Answer
$Q = 55~\mu C$
Work Step by Step
If the initial acceleration of particle 3 is in the positive direction of the y axis, then the horizontal components of the forces on particle 3 due to the other two particles must cancel out.

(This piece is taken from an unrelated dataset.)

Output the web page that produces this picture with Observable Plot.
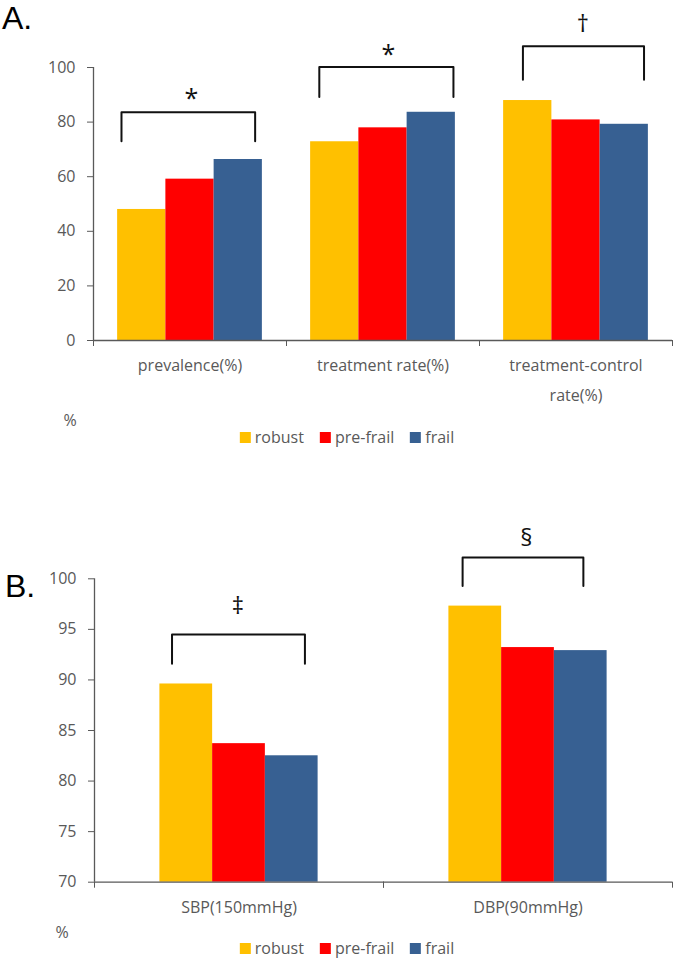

We can find the magnitude of $Q_2$:
$\frac{\vert Q_1 \vert~\vert~Q_3 \vert}{4\pi~\epsilon_0~r_1^2}cos ~\theta_1 = \frac{\vert Q_2 \vert~\vert~Q_3 \vert}{4\pi~\epsilon_0~r_2^2}cos ~\theta_2$
$\frac{\vert Q_1 \vert}{r_1^2}cos ~\theta_1 = \frac{\vert Q_2 \vert}{r_2^2}cos ~\theta_2$
$\vert Q_2 \vert = \frac{r_2^2~cos ~\theta_1}{r_1^2~cos~\theta_2}~Q_1$
$\vert Q_2 \vert = \frac{(\sqrt{13}~cm)^2~(2.0/\sqrt{8.0})}{(\sqrt{8.0}~cm)^2~(3.0/\sqrt{13})}~40~\mu C$
$\vert Q_2 \vert = 55~\mu C$
If $Q_1$ and $Q_2$ have opposite signs, then the horizontal component of the net force on particle 3 can not be zero.
Since $Q_1$ and $Q_2$ must have the same sign, then $Q_2 = 55~\mu C$
That is, $~~Q = 55~\mu C$